Interestingly, the lower ambient temperatures have also been responsible for a considerable improvement in the overall quality and freshness of the finished product".
The Breezair system is housed in a simple, clean, ultra-modern designed plastic casing specially developed to withstand all weather conditions.
The Breezair state-of-the-art components include an innovative water distribution system, which delivers continuous, balanced water coverage to all the pads.
The world-patented system ensures maximum cooling efficiency and minimal maintenance problems.
An innovatively designed, aerodynamic fan provides a constant, even flow of air over the pads to provide a welcome cool breeze with minimal noise and low energy consumption.
Other pioneering components include a highly efficient water pump that guarantees constant and reliable cooling when most needed, and a long lasting variable speed motor that gives maximum comfort level control.

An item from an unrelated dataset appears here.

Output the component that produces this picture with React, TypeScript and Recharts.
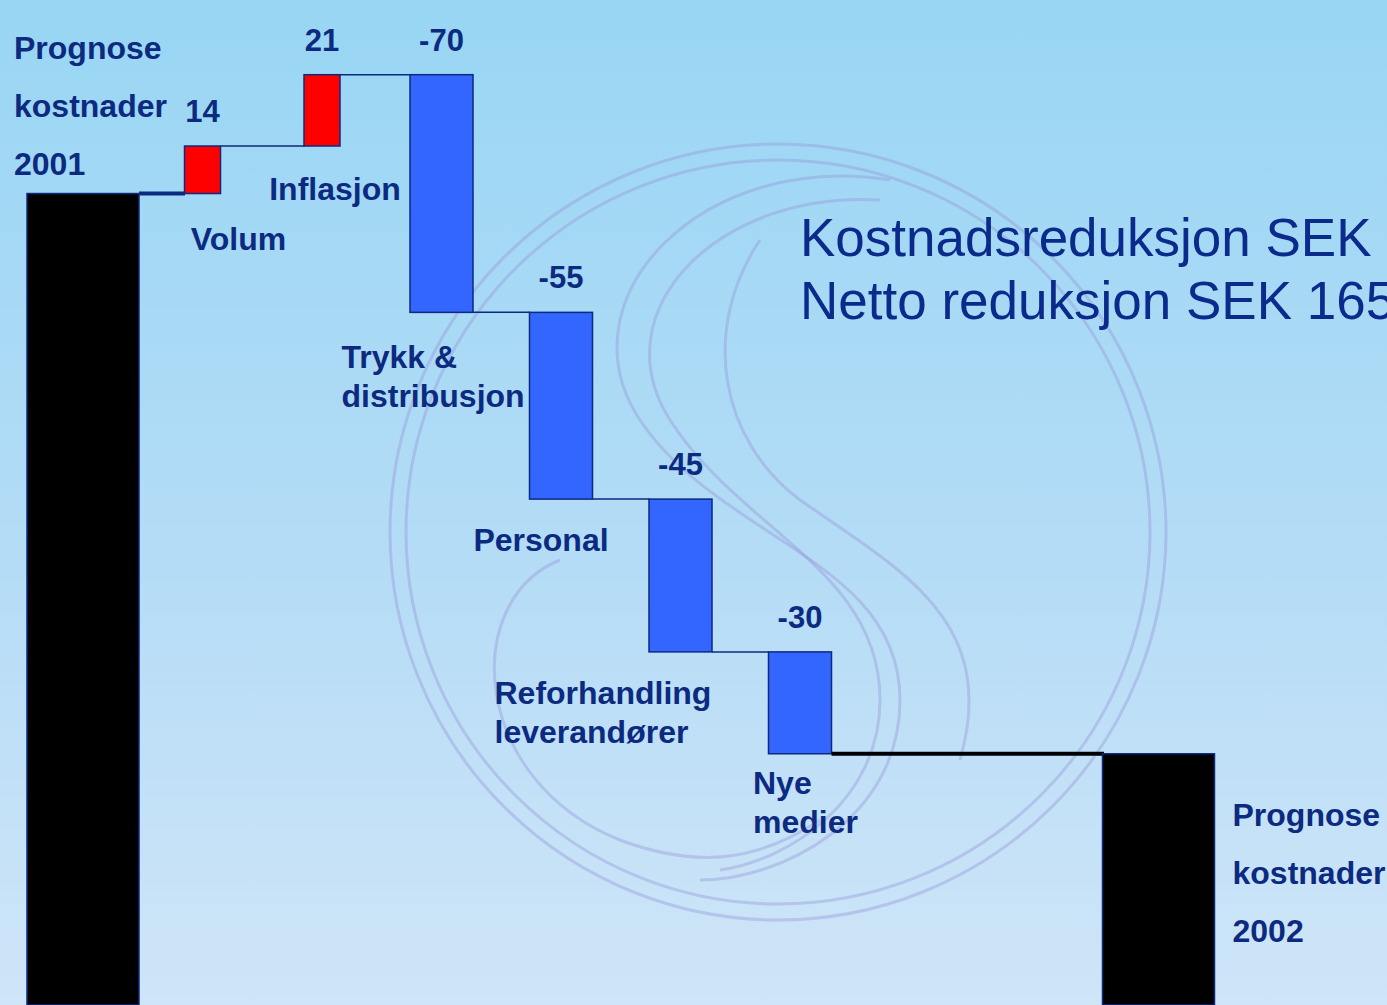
import React from "react";
import { Bar, BarChart, LabelList, XAxis, YAxis } from "recharts";

const colors = {
  navy: "#0b2a80",
  title: "#0a2a8c",
  up: "#ff0000",
  down: "#3366ff",
  total: "#000000",
  ring: "rgba(150, 150, 215, 0.4)",
};

// values
const startTotal = 239; // not printed
const stepNames = [
  "Volum",
  "Inflasjon",
  "Trykk &\ndistribusjon",
  "Personal",
  "Reforhandling\nleverandører",
  "Nye\nmedier",
];
const stepValues = [14, 21, -70, -55, -45, -30];
const totalNames = ["Prognose\nkostnader\n2001", "Prognose\nkostnader\n2002"];
const gapSlots = 2;
const titleLines = ["Kostnadsreduksjon SEK 200", "Netto reduksjon SEK 165"];

type Kind = "total" | "up" | "down" | "gap";
interface Row {
  name: string;
  kind: Kind;
  delta?: number;
  range: [number, number] | null;
}

const rows: Row[] = [];
rows.push({ name: totalNames[0], kind: "total", range: [0, startTotal] });
let level = startTotal;
stepValues.forEach((v, i) => {
  rows.push({
    name: stepNames[i],
    kind: v > 0 ? "up" : "down",
    delta: v,
    range: [Math.min(level, level + v), Math.max(level, level + v)],
  });
  level += v;
});
for (let k = 0; k < gapSlots; k++) rows.push({ name: `gap${k}`, kind: "gap", range: null });
rows.push({ name: totalNames[1], kind: "total", range: [0, level] });

const barWidths: Record<Kind, number> = { total: 112, up: 36, down: 63, gap: 0 };

// where each category caption sits relative to its bar
const captionPlacement: Record<string, { anchor: string; dx: number; from: "top" | "bottom"; dy: number; lineGap: number }> = {
  [totalNames[0]]: { anchor: "start", dx: -69, from: "top", dy: -135, lineGap: 58 },
  [totalNames[1]]: { anchor: "start", dx: 74, from: "top", dy: 72, lineGap: 58 },
  Volum: { anchor: "middle", dx: 36, from: "bottom", dy: 56, lineGap: 39 },
  Inflasjon: { anchor: "middle", dx: 13, from: "bottom", dy: 54, lineGap: 39 },
  "Trykk &\ndistribusjon": { anchor: "start", dx: -100, from: "bottom", dy: 56, lineGap: 39 },
  Personal: { anchor: "middle", dx: -20, from: "bottom", dy: 52, lineGap: 39 },
  "Reforhandling\nleverandører": { anchor: "start", dx: -186, from: "bottom", dy: 52, lineGap: 39 },
  "Nye\nmedier": { anchor: "start", dx: -47, from: "bottom", dy: 40, lineGap: 39 },
};

const font = "'Liberation Sans', Arial, sans-serif";

function WaterfallBar(props: any) {
  const { x, y, width, height, payload } = props;
  if (!payload || payload.kind === "gap" || height == null) return null;
  const index = rows.findIndex((r) => r.name === payload.name);
  const cx = x + width / 2;
  const w = barWidths[payload.kind as Kind];
  let j = index + 1;
  while (j < rows.length && rows[j].kind === "gap") j++;
  let connector = null;
  if (j < rows.length) {
    const next = rows[j];
    const ly = payload.kind === "down" ? y + height : y;
    const thick = payload.kind === "total" || next.kind === "total";
    connector = (
      <line
        x1={cx + w / 2}
        x2={cx + (j - index) * width - barWidths[next.kind] / 2}
        y1={ly}
        y2={ly}
        stroke={next.kind === "total" ? "#000" : colors.navy}
        strokeWidth={thick ? 4 : 1.5}
      />
    );
  }
  return (
    <g>
      <rect
        x={cx - w / 2}
        y={y}
        width={w}
        height={height}
        fill={colors[payload.kind as "total" | "up" | "down"]}
        stroke={colors.navy}
        strokeWidth={1.5}
      />
      {connector}
    </g>
  );
}

function boxOf(props: any) {
  const vb = props.viewBox || {};
  return {
    x: props.x ?? vb.x,
    y: props.y ?? vb.y,
    width: props.width ?? vb.width,
    height: props.height ?? vb.height,
  };
}

function ValueLabel(props: any) {
  const { value } = props;
  if (value == null) return null;
  const b = boxOf(props);
  return (
    <text
      x={b.x + b.width / 2}
      y={b.y - 24}
      textAnchor="middle"
      fill={colors.navy}
      fontFamily={font}
      fontWeight="bold"
      fontSize={31}
    >
      {value}
    </text>
  );
}

function CaptionLabel(props: any) {
  const { value } = props;
  const place = captionPlacement[value];
  if (!place) return null;
  const b = boxOf(props);
  const cx = b.x + b.width / 2;
  const baseY = (place.from === "top" ? b.y : b.y + b.height) + place.dy;
  return (
    <text
      x={cx + place.dx}
      y={baseY}
      textAnchor={place.anchor as any}
      fill={colors.navy}
      fontFamily={font}
      fontWeight="bold"
      fontSize={32}
    >
      {String(value)
        .split("\n")
        .map((line, i) => (
          <tspan key={i} x={cx + place.dx} y={baseY + i * place.lineGap}>
            {line}
          </tspan>
        ))}
    </text>
  );
}

function Watermark() {
  return (
    <svg width={1387} height={1005} style={{ position: "absolute", left: 0, top: 0 }}>
      <g fill="none" stroke={colors.ring} strokeWidth={3}>
        <circle cx={778} cy={532} r={388} />
        <circle cx={778} cy={532} r={372} />
        <path d="M 890 180 C 700 150 560 300 640 420 C 720 540 900 560 900 700 C 900 820 780 880 700 880" />
        <path d="M 880 200 C 720 190 600 310 670 420 C 740 530 880 570 880 700 C 880 800 790 860 720 870" />
        <path d="M 760 240 C 700 330 720 440 800 500 C 900 570 1000 620 960 760" />
        <path d="M 560 560 C 460 600 470 780 620 840 C 700 870 760 860 820 820" />
      </g>
    </svg>
  );
}

export default function App() {
  return (
    <div
      style={{
        position: "absolute",
        left: 0,
        top: 0,
        width: 1387,
        height: 1005,
        overflow: "hidden",
        background: "linear-gradient(to bottom, #98d6f4 0%, #b4dcf6 55%, #cfe5f8 100%)",
      }}
    >
      <Watermark />
      <div style={{ position: "absolute", left: 0, top: 0 }}>
        <BarChart
          width={1387}
          height={1005}
          data={rows}
          margin={{ top: 0, right: 169, bottom: 0, left: 23 }}
          barCategoryGap="0%"
          barGap={0}
        >
          <XAxis dataKey="name" hide />
          <YAxis hide domain={[0, 296]} />
          <Bar dataKey="range" shape={WaterfallBar} isAnimationActive={false}>
            <LabelList dataKey="delta" content={ValueLabel} />
            <LabelList dataKey="name" content={CaptionLabel} />
          </Bar>
          <text fill={colors.title} fontFamily={font} fontSize={53}>
            {titleLines.map((line, i) => (
              <tspan key={i} x={800} y={256 + i * 63}>
                {line}
              </tspan>
            ))}
          </text>
        </BarChart>
      </div>
    </div>
  );
}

"Refrigerative air conditioning, apart from being prohibitively expensive, was unsuitable for this application as hot air from the ovens and gas fired equipment would have been circulated around the bakery", said Mike Sullivan, Director of CoSaf Environments: "By installing Breezair together with an extractor system we were able to adopt a systematic approach to removing stale hot air and introducing cooled, fresh air into the building".